Your instructions: Transcribe every line from the top down to the line with "[texto] (tleds) at", both ends included, but not the pictures.

Information supplied:

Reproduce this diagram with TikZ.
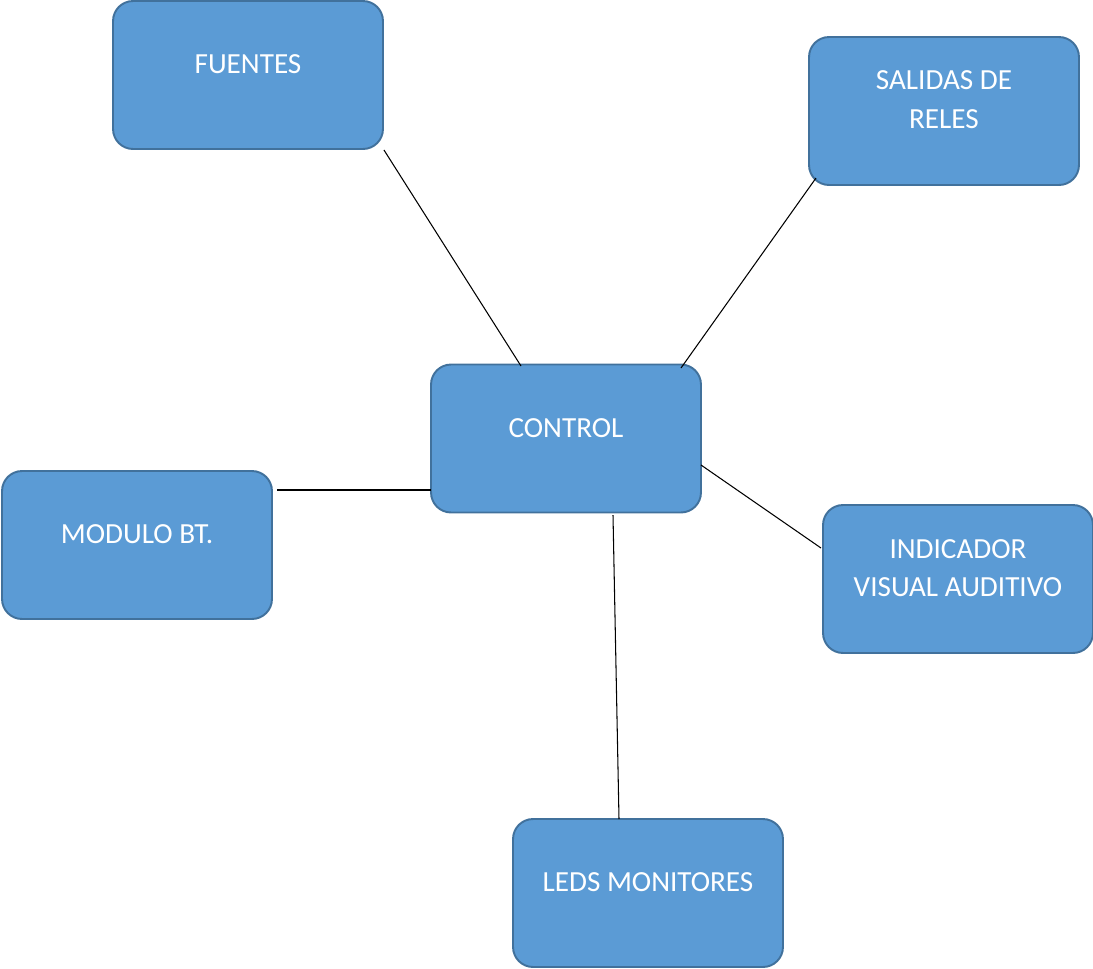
\documentclass[tikz,border=0pt]{standalone}
\usepackage{fontspec}
\setmainfont{Carlito}
\usetikzlibrary{calc}
\definecolor{boxfill}{HTML}{5B9BD5}
\definecolor{boxline}{HTML}{41719C}
\tikzset{
  bloque/.style={draw=boxline,fill=boxfill,line width=1.1pt,rounded corners=0.4cm,
    minimum width=5.4cm,minimum height=2.96cm},
  texto/.style={text=white,align=center,font=\fontsize{16.6}{22}\selectfont},
  enlace/.style={draw=black,line width=0.6pt}
}

\begin{document}
\begin{tikzpicture}[x=0.02cm,y=-0.02cm]
    \useasboundingbox (0,0) rectangle (1093,968);

    \node [bloque] (fuentes) at (248,75) {};
    \node [bloque] (salidas) at (944,111) {};
    \node [bloque] (control) at (566,438.5) {};
    \node [bloque] (modulo) at (137,545) {};
    \node [bloque] (indicador) at (958,579) {};
    \node [bloque] (leds) at (648,893) {};

    \node [texto] (tfuentes) at (248,64) {FUENTES};
    \node [texto] (tsalidas) at (944,99.5) {SALIDAS DE\\RELES};
    \node [texto] (tcontrol) at (566,428) {CONTROL};
    \node [texto] (tmodulo) at (137,534) {MODULO BT.};
    \node [texto] (tindicador) at (958,568) {INDICADOR\\VISUAL AUDITIVO};
    \node [texto] (tleds) at (648,882) {LEDS MONITORES};

    \coordinate (C1) at (521,366);
    \coordinate (C2) at (681,368);
    \coordinate (C3) at (431,490);
    \coordinate (C4) at (701,465);
    \coordinate (C5) at (613,515);

    \coordinate (S1) at (816,178);
    \coordinate (M1) at (277,490);
    \coordinate (I1) at (821,548);
    \coordinate (L1) at (619,819);

    \draw [enlace] (fuentes.south east) -- (C1);
    \draw [enlace] (S1) -- (C2);
    \draw [enlace] (M1) -- (C3);
    \draw [enlace] (C4) -- (I1);
    \draw [enlace] (C5) -- (L1);
\end{tikzpicture}
\end{document}
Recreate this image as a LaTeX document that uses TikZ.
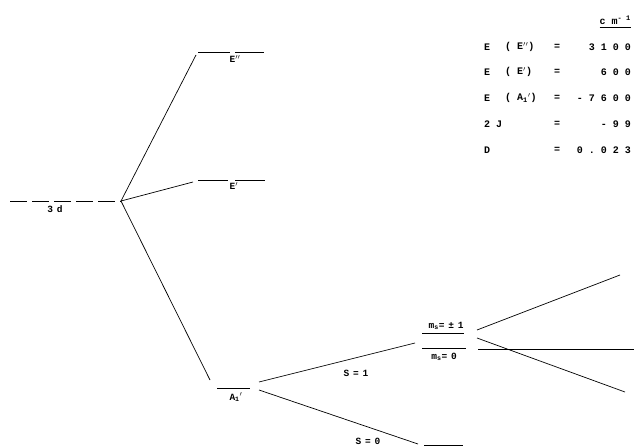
\documentclass[tikz,border=0pt]{standalone}
\usepackage{fontspec}
\newfontfamily\tw[LetterSpace=40]{Liberation Mono}
\newfontfamily\twv[LetterSpace=60]{Liberation Mono}
\begin{document}
\begin{tikzpicture}[x=1pt,y=-1pt,
  lvl/.style={line width=1pt},
  con/.style={line width=0.7pt},
  lab/.style={font=\tw\fontsize{9.5}{10}\selectfont\bfseries, inner sep=0pt},
  tab/.style={font=\twv\fontsize{10}{11}\selectfont\bfseries, inner sep=0pt}]
\useasboundingbox (0,0) rectangle (634,447);
% 3d level
\coordinate (d3L) at (10,201);
\coordinate (d3R) at (121,201);
\draw[lvl, dash pattern=on 17pt off 5pt] (d3L) -- (d3R);
\node[lab] (l3d) at (55,209) {3d};
% E'' level
\coordinate (e2a) at (198,52); \coordinate (e2b) at (230,52);
\coordinate (e2c) at (235,52); \coordinate (e2d) at (264,52);
\draw[lvl] (e2a) -- (e2b) (e2c) -- (e2d);
\node[lab] (lE2) at (235,59) {E$''$};
% E' level
\coordinate (e1a) at (198,180); \coordinate (e1b) at (228,180);
\coordinate (e1c) at (235,180); \coordinate (e1d) at (265,180);
\draw[lvl] (e1a) -- (e1b) (e1c) -- (e1d);
\node[lab] (lE1) at (234,186) {E$'$};
\coordinate (e1in) at (193,182);
% A1' level
\coordinate (a1a) at (217,388); \coordinate (a1b) at (250,388);
\draw[lvl] (a1a) -- (a1b);
\node[lab] (lA1) at (236,397) {A\textsubscript{1}$'$};
\coordinate (a1in) at (210,380);
\coordinate (a1o1) at (259,382);
\coordinate (a1o2) at (259,390);
% connectors from 3d
\draw[con] (d3R) -- (196,55) coordinate (e2in);
\draw[con] (d3R) -- (e1in);
\draw[con] (d3R) -- (a1in);
% S=1 / S=0
\coordinate (s1in) at (415,343);
\coordinate (s0in) at (418,444);
\draw[con] (a1o1) -- (s1in);
\draw[con] (a1o2) -- (s0in);
\node[lab] (lS1) at (356,373) {S=1};
\node[lab] (lS0) at (368,441) {S=0};
\coordinate (s0a) at (424,445); \coordinate (s0b) at (463,445);
\draw[lvl] (s0a) -- (s0b);
% ms levels
\coordinate (mpa) at (422,333); \coordinate (mpb) at (464,333);
\coordinate (m0a) at (422,348); \coordinate (m0b) at (466,348);
\draw[lvl] (mpa) -- (mpb);
\draw[lvl] (m0a) -- (m0b);
\node[lab] (lmp) at (446,326) {m\textsubscript{s}=±1};
\node[lab] (lm0) at (444,357) {m\textsubscript{s}=0};
% right splitting
\coordinate (r1a) at (477,330); \coordinate (r1b) at (620,275);
\coordinate (r2a) at (477,338); \coordinate (r2b) at (625,392);
\coordinate (r3a) at (478,349); \coordinate (r3b) at (634,349);
\draw[con] (r1a) -- (r1b);
\draw[con] (r2a) -- (r2b);
\draw[lvl] (r3a) -- (r3b);
% table
\node[tab, anchor=east] (cm) at (631,20) {cm\textsuperscript{-1}};
\draw[con] (cm.south west) ++(0,3) coordinate (ul1) -- (cm.south east |- ul1) coordinate (ul2);
\node[tab, anchor=west] (t1a) at (484,47) {E};
\node[tab, anchor=west] (t1b) at (505,47) {(E$''$)};
\node[tab] (t1c) at (557,47) {=};
\node[tab, anchor=east] (t1d) at (631,47) {3100};
\node[tab, anchor=west] (t2a) at (484,72) {E};
\node[tab, anchor=west] (t2b) at (505,72) {(E$'$)};
\node[tab] (t2c) at (557,72) {=};
\node[tab, anchor=east] (t2d) at (631,72) {600};
\node[tab, anchor=west] (t3a) at (484,98) {E};
\node[tab, anchor=west] (t3b) at (505,98) {(A\textsubscript{1}$'$)};
\node[tab] (t3c) at (557,98) {=};
\node[tab, anchor=east] (t3d) at (631,98) {-7600};
\node[tab, anchor=west] (t4a) at (484,124) {2J};
\node[tab] (t4c) at (557,124) {=};
\node[tab, anchor=east] (t4d) at (631,124) {-99};
\node[tab, anchor=west] (t5a) at (484,150) {D};
\node[tab] (t5c) at (557,150) {=};
\node[tab, anchor=east] (t5d) at (631,150) {0.023};
\end{tikzpicture}
\end{document}
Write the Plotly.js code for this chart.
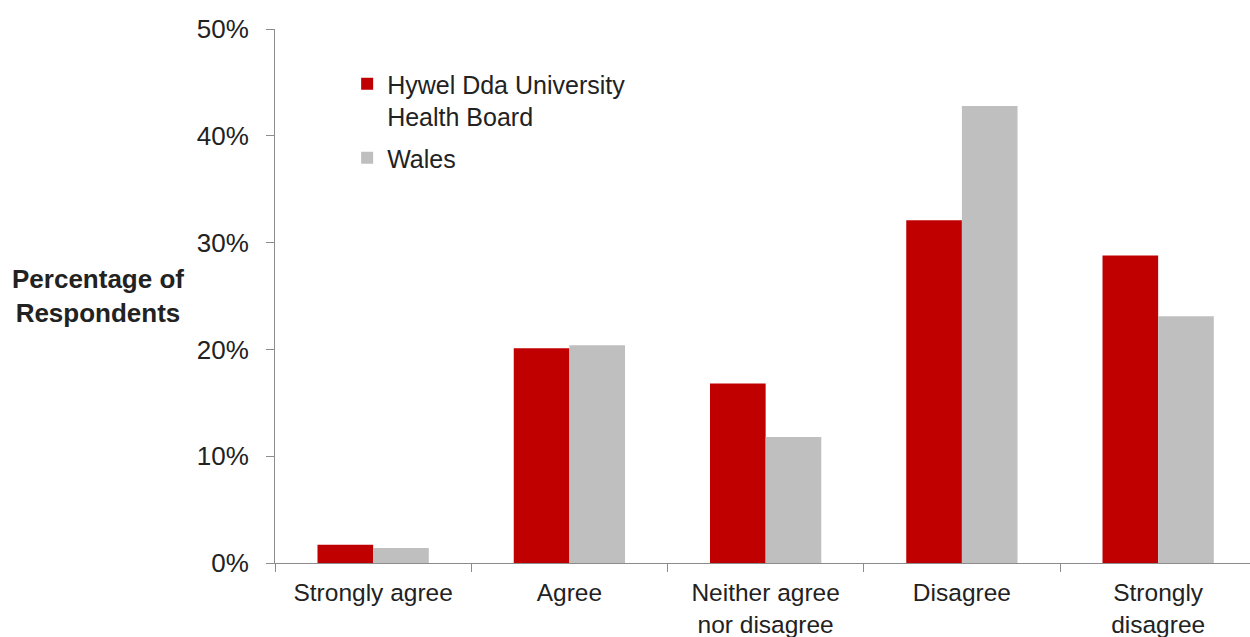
<!DOCTYPE html>
<html>
<head>
<meta charset="utf-8">
<script src="https://cdn.plot.ly/plotly-3.0.1.min.js"></script>
<style>
  html, body { margin: 0; padding: 0; background: #ffffff; }
  #chart { width: 1250px; height: 637px; }
</style>
</head>
<body>
<div id="chart"></div>
<script>
// Survey response categories (x axis)
const categories = [
  'Strongly agree',
  'Agree',
  'Neither agree<br>nor disagree',
  'Disagree',
  'Strongly<br>disagree'
];

// Percentage of respondents per category
const hywelDda = [1.7, 20.1, 16.8, 32.1, 28.8];
const wales = [1.4, 20.4, 11.8, 42.8, 23.1];

// Series names shown in the legend
const seriesNames = ['Hywel Dda University<br>Health Board', 'Wales'];

const FONT = 'Liberation Sans, Arial, Helvetica, sans-serif';
const TEXT = '#222222';
const AXIS = '#8c8c8c';

const traces = [
  {
    type: 'bar',
    name: seriesNames[0],
    legendgroup: 'hdd',
    x: categories,
    y: hywelDda,
    marker: { color: '#C00000', line: { width: 0 } },
    hoverinfo: 'x+y+name'
  },
  {
    type: 'bar',
    name: seriesNames[1],
    legendgroup: 'wales',
    x: categories,
    y: wales,
    marker: { color: '#BFBFBF', line: { width: 0 } },
    hoverinfo: 'x+y+name'
  }
];

const layout = {
  width: 1250,
  height: 637,
  margin: { l: 275, r: 0, t: 29, b: 74, pad: 0 },
  paper_bgcolor: '#ffffff',
  plot_bgcolor: '#ffffff',
  font: { family: FONT, size: 26, color: TEXT },
  barmode: 'group',
  bargap: 0.433,
  bargroupgap: 0,
  showlegend: true,
  legend: {
    x: 0.074,
    y: 0.94,
    xanchor: 'left',
    yanchor: 'top',
    bgcolor: 'rgba(0,0,0,0)',
    borderwidth: 0,
    valign: 'top',
    tracegroupgap: 6,
    font: { family: FONT, size: 25, color: TEXT }
  },
  xaxis: {
    type: 'category',
    range: [-0.5, 4.468],
    showline: true,
    linecolor: AXIS,
    linewidth: 1,
    ticks: 'outside',
    tickson: 'boundaries',
    ticklen: 8,
    tickcolor: AXIS,
    tickwidth: 1,
    ticklabelstandoff: 8,
    showgrid: false,
    zeroline: false,
    tickfont: { family: FONT, size: 24.5, color: TEXT },
    fixedrange: true
  },
  yaxis: {
    range: [0, 50],
    dtick: 10,
    tick0: 0,
    ticksuffix: '%',
    showline: true,
    linecolor: AXIS,
    linewidth: 1,
    ticks: 'outside',
    ticklen: 8,
    tickcolor: AXIS,
    tickwidth: 1,
    ticklabelstandoff: 12,
    showgrid: false,
    zeroline: false,
    tickfont: { family: FONT, size: 26, color: TEXT },
    fixedrange: true
  },
  annotations: [
    {
      text: '<b>Percentage of<br>Respondents</b>',
      xref: 'paper',
      yref: 'paper',
      x: -0.1815,
      y: 0.5,
      xanchor: 'center',
      yanchor: 'middle',
      align: 'center',
      showarrow: false,
      font: { family: FONT, size: 26, color: TEXT }
    }
  ]
};

Plotly.newPlot('chart', traces, layout, { displayModeBar: false, staticPlot: true });
</script>
</body>
</html>
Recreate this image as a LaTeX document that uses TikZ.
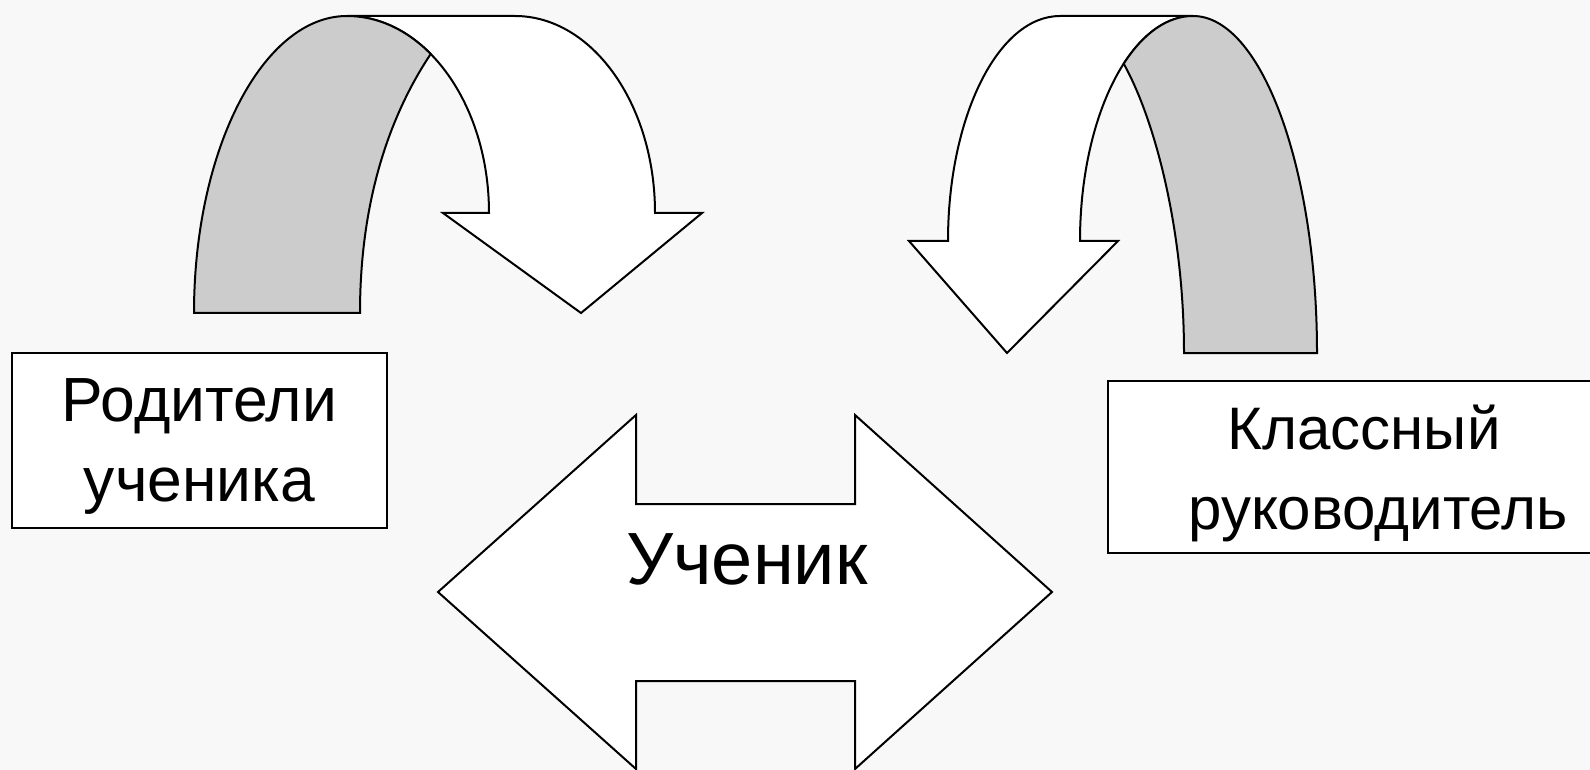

Full response:
Reproduce this diagram with TikZ.
\documentclass[tikz,border=0pt]{standalone}
\usepackage{fontspec}
\setmainfont{Carlito}
\usetikzlibrary{calc}
\definecolor{boxfill}{HTML}{5B9BD5}
\definecolor{boxline}{HTML}{41719C}
\tikzset{
  bloque/.style={draw=boxline,fill=boxfill,line width=1.1pt,rounded corners=0.4cm,
    minimum width=5.4cm,minimum height=2.96cm},
  texto/.style={text=white,align=center,font=\fontsize{16.6}{22}\selectfont},
  enlace/.style={draw=black,line width=0.6pt}
}

\begin{document}
\begin{tikzpicture}[x=0.02cm,y=-0.02cm]
    \useasboundingbox (0,0) rectangle (1093,968);

    \node [bloque] (fuentes) at (248,75) {};
    \node [bloque] (salidas) at (944,111) {};
    \node [bloque] (control) at (566,438.5) {};
    \node [bloque] (modulo) at (137,545) {};
    \node [bloque] (indicador) at (958,579) {};
    \node [bloque] (leds) at (648,893) {};

    \node [texto] (tfuentes) at (248,64) {FUENTES};
    \node [texto] (tsalidas) at (944,99.5) {SALIDAS DE\\RELES};
    \node [texto] (tcontrol) at (566,428) {CONTROL};
    \node [texto] (tmodulo) at (137,534) {MODULO BT.};
    \node [texto] (tindicador) at (958,568) {INDICADOR\\VISUAL AUDITIVO};
    \node [texto] (tleds) at (648,882) {LEDS MONITORES};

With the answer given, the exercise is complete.